Book Review:   Günter Grass,  Im Krebsgang.

This is an impressive book - not uplifting, and not to be read fast as entertainment to fill the hours. It makes you think in unusual ways; it leaves you disturbed about the human fate and the problems of our communal life that seem to be beyond solution. It affects the way we should think about ourselves.

Grass is master of his language, in a few words, he sets off thinking in various different directions. The story is deceptively simple at the beginning. But gradually the book reveals a complexity and psychological depth that reminds us of Thomas Mann's Zauberberg with the protagonists set in their multi-dimensional web of relations and events. But, while Mann is of the patrician class of Hamburg, Grass paints the lives of a rudimentary working class family, people who use coarse language while they suffer a brutal fate in the flight before the Russian tanks. Many perish, exposed to the sub-zero January weather, the survivors lose everything. Yet life continues while only memories remain. The central idea in the story is that fanaticism is a curse that feeds on itself and, unless stopped by an extraordinary act of selflessness, can continue through generations.

After the first thirty pages, I thought little about the book: why turning all this old stuff over and over again. Why wallow in things that happen in every but the most fortunate life? But then, I could not stop, the course of events took hold of me and I continued with the whole thing, finally coming to the end after some ten hours, deeply moved in my own memories that I had of these terrible times of the great war and the hard life afterwards. What it means for a people to go through several such national upheavals, with the collapse of your country in total defeat, the uncounted personal catastrophes, with two totally different totalitarian regimes in succession! All this is not easy to explain to those for whom this is but a part of the dusty past. Yet this is what Grass achieves and this, together with his masterful language, is the reason why this book is so meritorious.

As one could expect, Grass has created sensation with his book.

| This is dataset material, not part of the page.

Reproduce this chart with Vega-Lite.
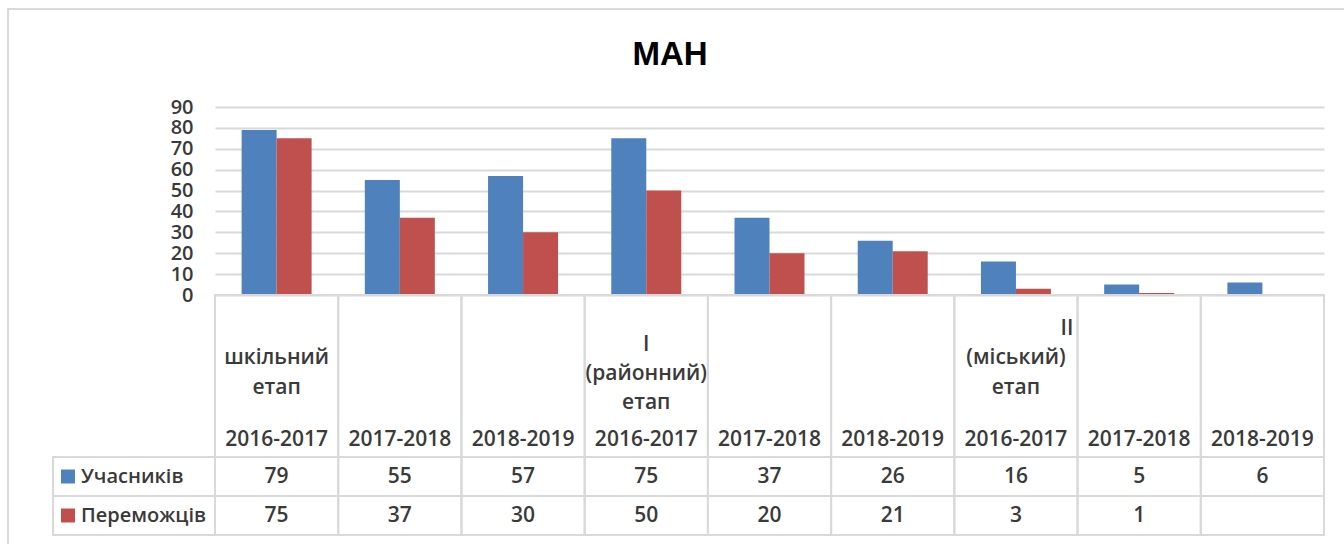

Mentioning the plight of the Germans who were expelled from the former Eastern provinces at the end of the war caused consternation and displeasure among parts of the reading public in Germany. This subject has been taboo ever since 1945 and now one is suddenly reminded of this tragic chapter of recent history. Inevitably, the uncomfortable question of guilt arises again. However, just like the holocaust, these catastrophes must be kept in our collective memory because otherwise, the disasters will repeat with greater likelihood. Of course, people are shaped by the events, but these events are caused by these people! Stupidity, ignorance, or hate are no help to avoid them. The national tragedies are not facts of nature, and we have to accept our part in them before anything can be done to avoid, or at least to control, such events. Man, after all, is a being capable of thought and learning. But he must be taught, anew in every generation. And he must learn to discipline himself, otherwise freedom is only a short dream to be followed by another man-made catastrophe.